GIVEN DATA:
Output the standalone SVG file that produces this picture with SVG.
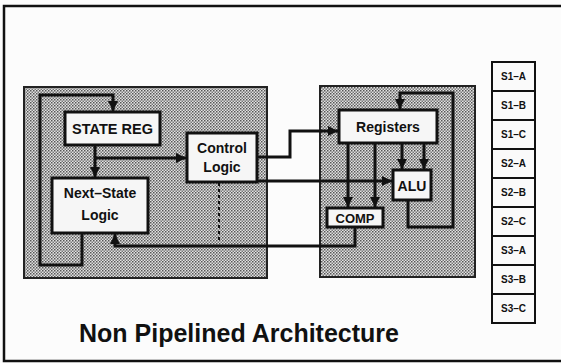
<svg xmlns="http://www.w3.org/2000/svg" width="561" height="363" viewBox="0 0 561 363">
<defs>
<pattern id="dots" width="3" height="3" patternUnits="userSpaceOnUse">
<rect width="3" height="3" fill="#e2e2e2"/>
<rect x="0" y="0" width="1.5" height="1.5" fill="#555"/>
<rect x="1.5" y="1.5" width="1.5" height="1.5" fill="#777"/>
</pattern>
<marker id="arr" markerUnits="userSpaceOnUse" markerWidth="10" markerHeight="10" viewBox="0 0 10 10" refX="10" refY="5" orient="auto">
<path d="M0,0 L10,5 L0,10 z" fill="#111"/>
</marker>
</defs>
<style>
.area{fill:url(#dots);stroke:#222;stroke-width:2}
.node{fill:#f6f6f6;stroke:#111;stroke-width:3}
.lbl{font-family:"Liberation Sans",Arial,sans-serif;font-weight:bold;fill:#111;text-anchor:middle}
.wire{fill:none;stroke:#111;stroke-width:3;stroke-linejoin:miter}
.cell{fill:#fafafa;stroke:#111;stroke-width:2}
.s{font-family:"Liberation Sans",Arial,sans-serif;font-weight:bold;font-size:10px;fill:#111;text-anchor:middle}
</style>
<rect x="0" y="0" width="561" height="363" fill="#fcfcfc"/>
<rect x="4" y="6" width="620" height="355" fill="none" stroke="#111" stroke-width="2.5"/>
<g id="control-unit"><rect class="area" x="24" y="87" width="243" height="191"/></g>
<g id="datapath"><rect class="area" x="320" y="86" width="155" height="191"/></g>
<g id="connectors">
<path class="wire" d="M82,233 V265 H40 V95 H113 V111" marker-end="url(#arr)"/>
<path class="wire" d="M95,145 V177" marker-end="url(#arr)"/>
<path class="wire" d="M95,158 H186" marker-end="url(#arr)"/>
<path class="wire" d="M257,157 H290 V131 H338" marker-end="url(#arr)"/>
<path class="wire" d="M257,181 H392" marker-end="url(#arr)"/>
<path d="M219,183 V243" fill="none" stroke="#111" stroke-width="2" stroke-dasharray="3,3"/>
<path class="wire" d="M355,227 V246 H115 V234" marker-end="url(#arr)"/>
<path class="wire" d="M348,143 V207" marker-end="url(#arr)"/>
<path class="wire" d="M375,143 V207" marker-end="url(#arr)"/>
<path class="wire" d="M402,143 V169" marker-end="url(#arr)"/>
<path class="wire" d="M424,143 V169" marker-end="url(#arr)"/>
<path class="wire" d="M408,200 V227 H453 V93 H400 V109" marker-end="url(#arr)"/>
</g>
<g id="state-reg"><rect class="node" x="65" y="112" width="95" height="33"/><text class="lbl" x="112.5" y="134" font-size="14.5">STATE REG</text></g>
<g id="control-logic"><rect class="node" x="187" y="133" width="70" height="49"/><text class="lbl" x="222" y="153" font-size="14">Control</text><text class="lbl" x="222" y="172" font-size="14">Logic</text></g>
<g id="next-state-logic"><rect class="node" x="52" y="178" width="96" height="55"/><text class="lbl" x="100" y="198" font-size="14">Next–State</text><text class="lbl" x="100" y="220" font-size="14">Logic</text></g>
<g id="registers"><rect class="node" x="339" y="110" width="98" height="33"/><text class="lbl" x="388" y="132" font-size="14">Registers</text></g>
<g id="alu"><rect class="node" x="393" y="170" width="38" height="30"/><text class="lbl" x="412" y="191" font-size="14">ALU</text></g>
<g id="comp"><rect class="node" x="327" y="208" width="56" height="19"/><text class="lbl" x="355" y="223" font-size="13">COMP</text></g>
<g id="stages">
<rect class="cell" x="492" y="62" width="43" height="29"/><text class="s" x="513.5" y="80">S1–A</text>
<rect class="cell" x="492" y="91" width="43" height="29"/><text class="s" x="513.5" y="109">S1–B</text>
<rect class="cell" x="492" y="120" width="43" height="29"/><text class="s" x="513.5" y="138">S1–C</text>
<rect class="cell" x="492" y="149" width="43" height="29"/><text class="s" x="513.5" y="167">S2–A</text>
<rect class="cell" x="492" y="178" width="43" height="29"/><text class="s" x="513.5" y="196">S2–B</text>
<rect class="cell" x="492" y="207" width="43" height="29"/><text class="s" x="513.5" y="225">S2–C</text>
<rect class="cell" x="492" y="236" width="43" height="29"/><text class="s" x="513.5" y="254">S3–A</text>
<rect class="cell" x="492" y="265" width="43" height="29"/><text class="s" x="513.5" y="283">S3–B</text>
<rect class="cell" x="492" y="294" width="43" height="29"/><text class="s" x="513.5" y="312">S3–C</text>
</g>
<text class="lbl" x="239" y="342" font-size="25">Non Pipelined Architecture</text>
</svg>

YOUR TASK:
Exclude every picture and copy the remaining data exactly.

TASK ANSWER:
Output the standalone SVG file that produces this picture with SVG.
<svg xmlns="http://www.w3.org/2000/svg" width="561" height="363" viewBox="0 0 561 363">
<defs>
<pattern id="dots" width="3" height="3" patternUnits="userSpaceOnUse">
<rect width="3" height="3" fill="#e2e2e2"/>
<rect x="0" y="0" width="1.5" height="1.5" fill="#555"/>
<rect x="1.5" y="1.5" width="1.5" height="1.5" fill="#777"/>
</pattern>
<marker id="arr" markerUnits="userSpaceOnUse" markerWidth="10" markerHeight="10" viewBox="0 0 10 10" refX="10" refY="5" orient="auto">
<path d="M0,0 L10,5 L0,10 z" fill="#111"/>
</marker>
</defs>
<style>
.area{fill:url(#dots);stroke:#222;stroke-width:2}
.node{fill:#f6f6f6;stroke:#111;stroke-width:3}
.lbl{font-family:"Liberation Sans",Arial,sans-serif;font-weight:bold;fill:#111;text-anchor:middle}
.wire{fill:none;stroke:#111;stroke-width:3;stroke-linejoin:miter}
.cell{fill:#fafafa;stroke:#111;stroke-width:2}
.s{font-family:"Liberation Sans",Arial,sans-serif;font-weight:bold;font-size:10px;fill:#111;text-anchor:middle}
</style>
<rect x="0" y="0" width="561" height="363" fill="#fcfcfc"/>
<rect x="4" y="6" width="620" height="355" fill="none" stroke="#111" stroke-width="2.5"/>
<g id="control-unit"><rect class="area" x="24" y="87" width="243" height="191"/></g>
<g id="datapath"><rect class="area" x="320" y="86" width="155" height="191"/></g>
<g id="connectors">
<path class="wire" d="M82,233 V265 H40 V95 H113 V111" marker-end="url(#arr)"/>
<path class="wire" d="M95,145 V177" marker-end="url(#arr)"/>
<path class="wire" d="M95,158 H186" marker-end="url(#arr)"/>
<path class="wire" d="M257,157 H290 V131 H338" marker-end="url(#arr)"/>
<path class="wire" d="M257,181 H392" marker-end="url(#arr)"/>
<path d="M219,183 V243" fill="none" stroke="#111" stroke-width="2" stroke-dasharray="3,3"/>
<path class="wire" d="M355,227 V246 H115 V234" marker-end="url(#arr)"/>
<path class="wire" d="M348,143 V207" marker-end="url(#arr)"/>
<path class="wire" d="M375,143 V207" marker-end="url(#arr)"/>
<path class="wire" d="M402,143 V169" marker-end="url(#arr)"/>
<path class="wire" d="M424,143 V169" marker-end="url(#arr)"/>
<path class="wire" d="M408,200 V227 H453 V93 H400 V109" marker-end="url(#arr)"/>
</g>
<g id="state-reg"><rect class="node" x="65" y="112" width="95" height="33"/><text class="lbl" x="112.5" y="134" font-size="14.5">STATE REG</text></g>
<g id="control-logic"><rect class="node" x="187" y="133" width="70" height="49"/><text class="lbl" x="222" y="153" font-size="14">Control</text><text class="lbl" x="222" y="172" font-size="14">Logic</text></g>
<g id="next-state-logic"><rect class="node" x="52" y="178" width="96" height="55"/><text class="lbl" x="100" y="198" font-size="14">Next–State</text><text class="lbl" x="100" y="220" font-size="14">Logic</text></g>
<g id="registers"><rect class="node" x="339" y="110" width="98" height="33"/><text class="lbl" x="388" y="132" font-size="14">Registers</text></g>
<g id="alu"><rect class="node" x="393" y="170" width="38" height="30"/><text class="lbl" x="412" y="191" font-size="14">ALU</text></g>
<g id="comp"><rect class="node" x="327" y="208" width="56" height="19"/><text class="lbl" x="355" y="223" font-size="13">COMP</text></g>
<g id="stages">
<rect class="cell" x="492" y="62" width="43" height="29"/><text class="s" x="513.5" y="80">S1–A</text>
<rect class="cell" x="492" y="91" width="43" height="29"/><text class="s" x="513.5" y="109">S1–B</text>
<rect class="cell" x="492" y="120" width="43" height="29"/><text class="s" x="513.5" y="138">S1–C</text>
<rect class="cell" x="492" y="149" width="43" height="29"/><text class="s" x="513.5" y="167">S2–A</text>
<rect class="cell" x="492" y="178" width="43" height="29"/><text class="s" x="513.5" y="196">S2–B</text>
<rect class="cell" x="492" y="207" width="43" height="29"/><text class="s" x="513.5" y="225">S2–C</text>
<rect class="cell" x="492" y="236" width="43" height="29"/><text class="s" x="513.5" y="254">S3–A</text>
<rect class="cell" x="492" y="265" width="43" height="29"/><text class="s" x="513.5" y="283">S3–B</text>
<rect class="cell" x="492" y="294" width="43" height="29"/><text class="s" x="513.5" y="312">S3–C</text>
</g>
<text class="lbl" x="239" y="342" font-size="25">Non Pipelined Architecture</text>
</svg>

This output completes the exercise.